Exercise requirements: Copy the material below verbatim from the line with "What matplotlib code" to the line with "The picture is", both lines included, omitting pictures and every line outside that range.

Data shown:
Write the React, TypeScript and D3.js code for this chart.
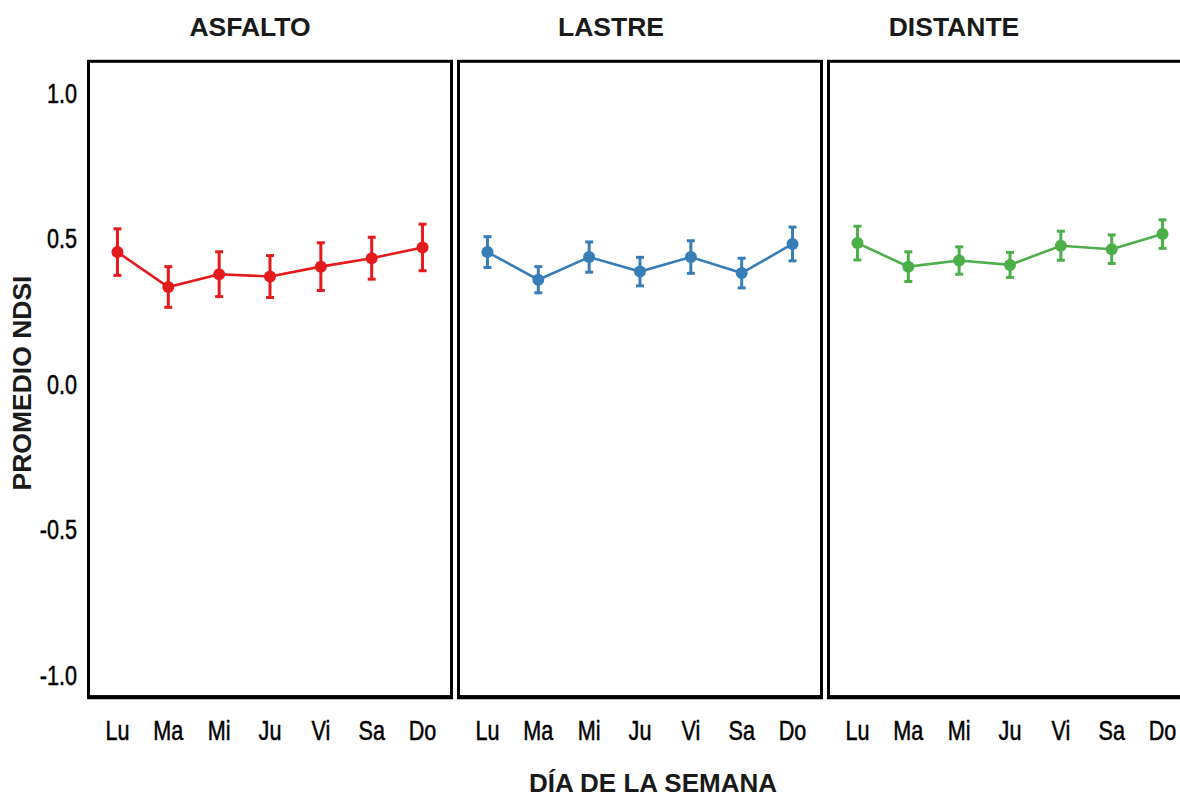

--

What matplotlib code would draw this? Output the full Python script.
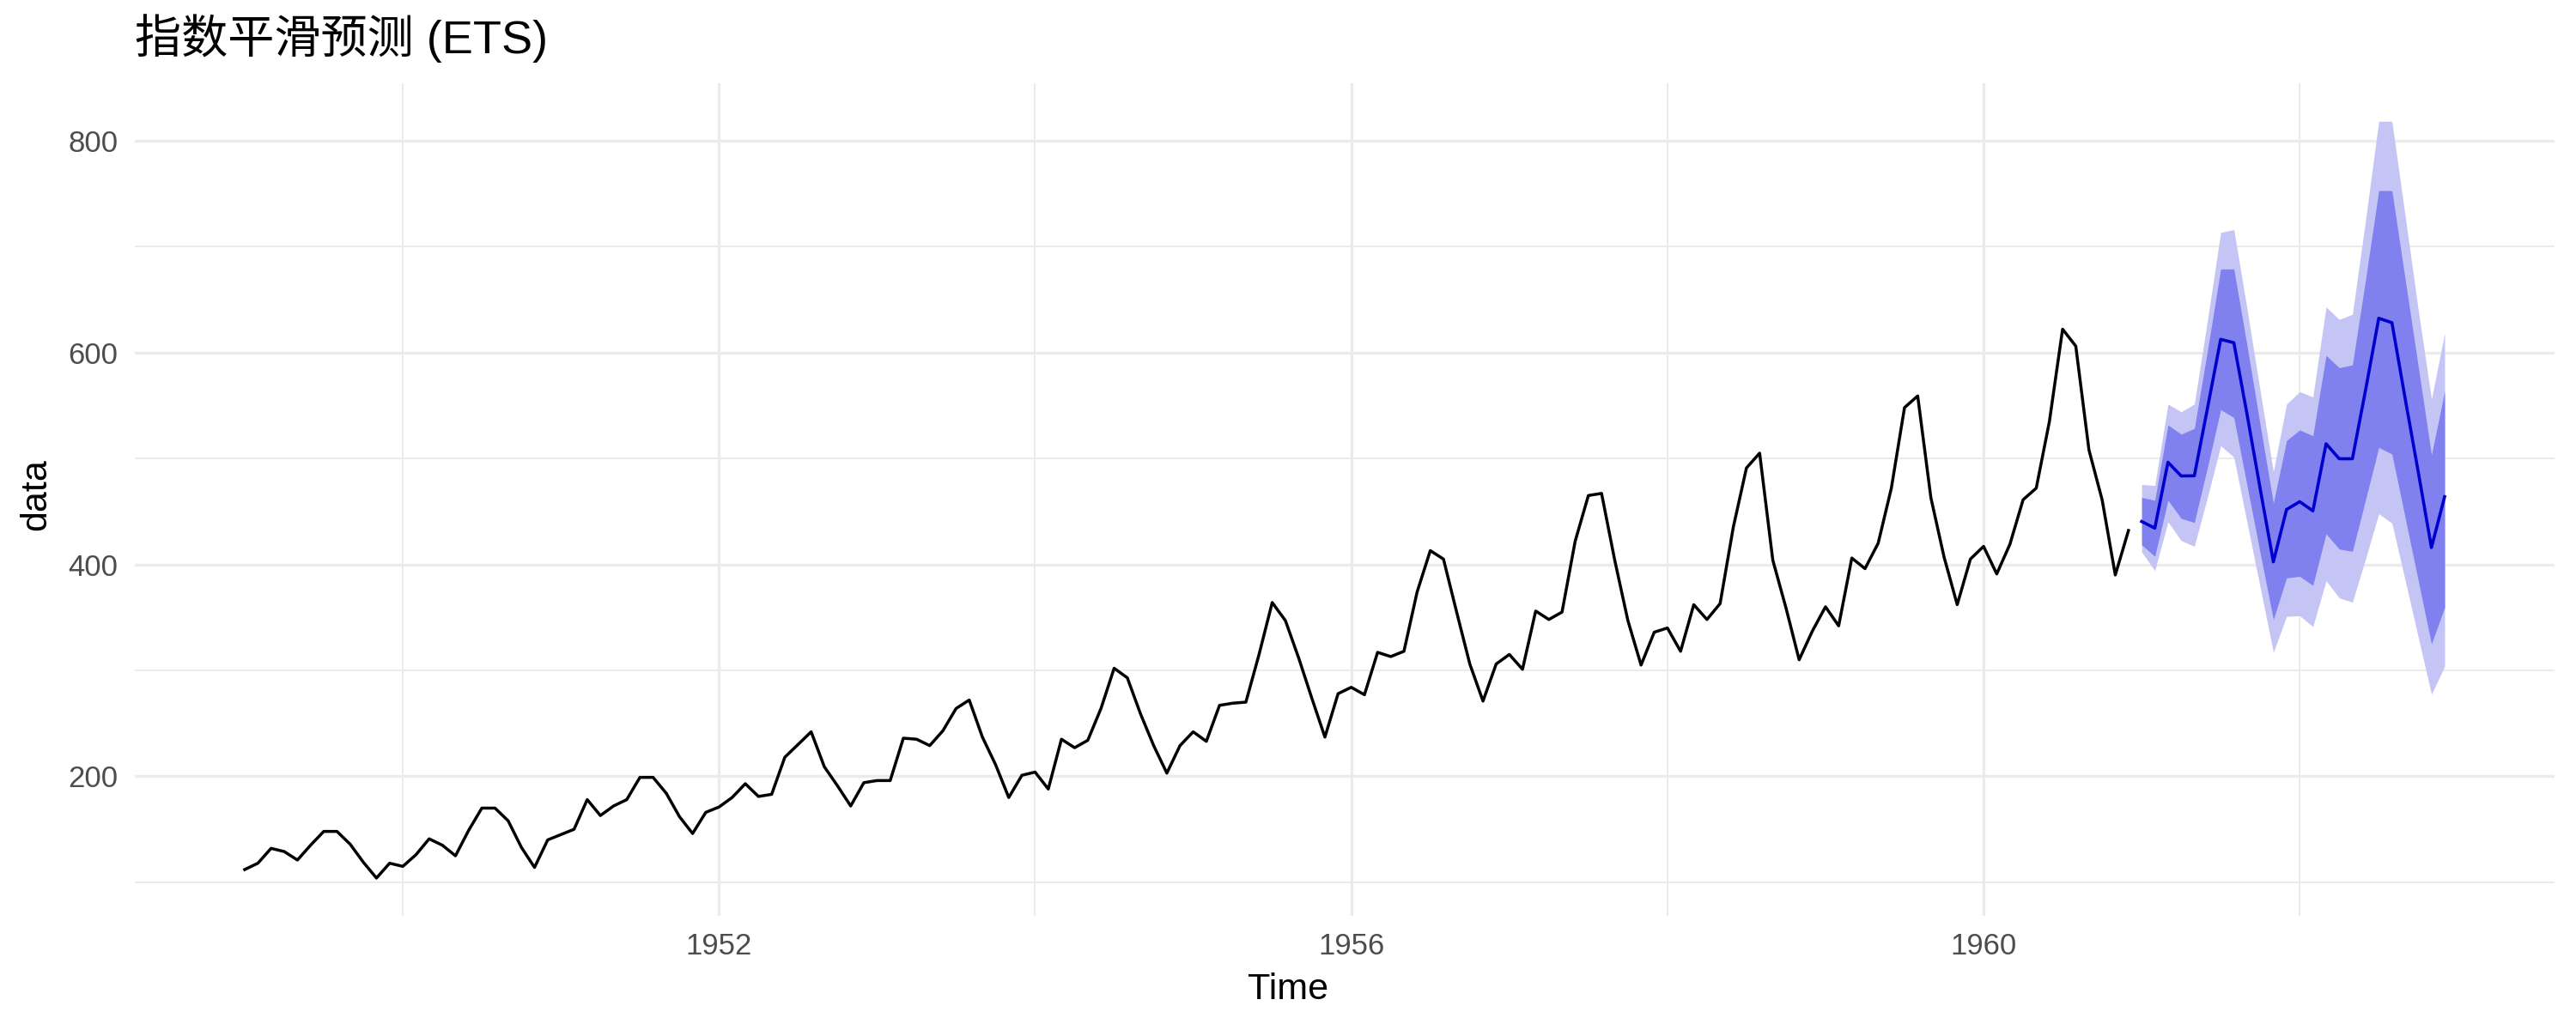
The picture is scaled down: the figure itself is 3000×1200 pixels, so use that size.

...

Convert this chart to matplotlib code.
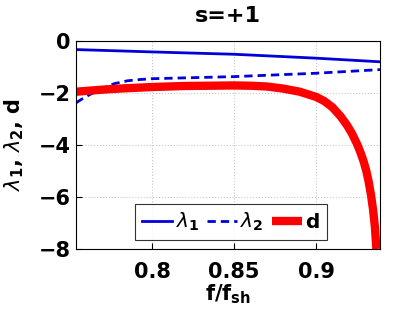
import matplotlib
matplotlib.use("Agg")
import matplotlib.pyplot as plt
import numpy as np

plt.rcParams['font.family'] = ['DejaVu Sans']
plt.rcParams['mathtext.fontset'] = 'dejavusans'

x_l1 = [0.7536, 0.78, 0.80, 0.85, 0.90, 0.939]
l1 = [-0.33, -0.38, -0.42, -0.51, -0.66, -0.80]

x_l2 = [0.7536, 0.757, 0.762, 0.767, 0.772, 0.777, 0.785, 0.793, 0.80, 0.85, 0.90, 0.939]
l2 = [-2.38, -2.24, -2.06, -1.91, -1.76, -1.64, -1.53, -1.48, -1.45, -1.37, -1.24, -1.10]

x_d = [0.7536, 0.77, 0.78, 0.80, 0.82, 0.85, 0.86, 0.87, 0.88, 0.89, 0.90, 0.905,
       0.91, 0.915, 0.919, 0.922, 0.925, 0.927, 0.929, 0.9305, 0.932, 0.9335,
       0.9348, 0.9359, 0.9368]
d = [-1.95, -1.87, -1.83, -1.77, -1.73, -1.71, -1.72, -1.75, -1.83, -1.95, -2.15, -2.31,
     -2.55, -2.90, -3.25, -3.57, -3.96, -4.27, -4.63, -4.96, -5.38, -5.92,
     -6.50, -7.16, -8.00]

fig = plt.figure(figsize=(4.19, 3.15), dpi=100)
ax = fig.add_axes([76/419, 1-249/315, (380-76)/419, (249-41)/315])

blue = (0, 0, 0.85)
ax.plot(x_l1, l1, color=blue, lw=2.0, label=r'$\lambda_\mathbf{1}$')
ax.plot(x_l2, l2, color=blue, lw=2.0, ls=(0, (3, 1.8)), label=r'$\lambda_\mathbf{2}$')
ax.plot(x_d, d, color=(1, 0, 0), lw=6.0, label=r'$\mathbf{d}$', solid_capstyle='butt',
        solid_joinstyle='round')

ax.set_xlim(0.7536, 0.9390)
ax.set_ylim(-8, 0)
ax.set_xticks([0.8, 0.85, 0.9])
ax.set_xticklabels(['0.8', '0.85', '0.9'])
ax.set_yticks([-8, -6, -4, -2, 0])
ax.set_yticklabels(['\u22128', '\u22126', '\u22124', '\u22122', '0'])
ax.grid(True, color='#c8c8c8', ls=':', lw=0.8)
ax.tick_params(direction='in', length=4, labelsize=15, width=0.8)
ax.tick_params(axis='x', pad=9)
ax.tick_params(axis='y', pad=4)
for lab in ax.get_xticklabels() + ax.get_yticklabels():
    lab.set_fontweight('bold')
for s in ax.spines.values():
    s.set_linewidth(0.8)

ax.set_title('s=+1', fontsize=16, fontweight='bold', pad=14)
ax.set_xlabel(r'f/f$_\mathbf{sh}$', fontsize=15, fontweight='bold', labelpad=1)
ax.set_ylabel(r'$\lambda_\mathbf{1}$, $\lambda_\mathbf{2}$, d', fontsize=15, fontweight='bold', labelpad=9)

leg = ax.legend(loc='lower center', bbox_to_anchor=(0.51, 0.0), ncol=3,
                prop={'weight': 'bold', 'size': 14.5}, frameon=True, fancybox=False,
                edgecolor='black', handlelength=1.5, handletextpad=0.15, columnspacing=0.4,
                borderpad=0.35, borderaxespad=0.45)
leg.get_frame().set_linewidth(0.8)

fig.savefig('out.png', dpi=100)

Solution to the exercise:
What matplotlib code would draw this? Output the full Python script.
The picture is scaled down: the figure itself is 3000×1200 pixels, so use that size.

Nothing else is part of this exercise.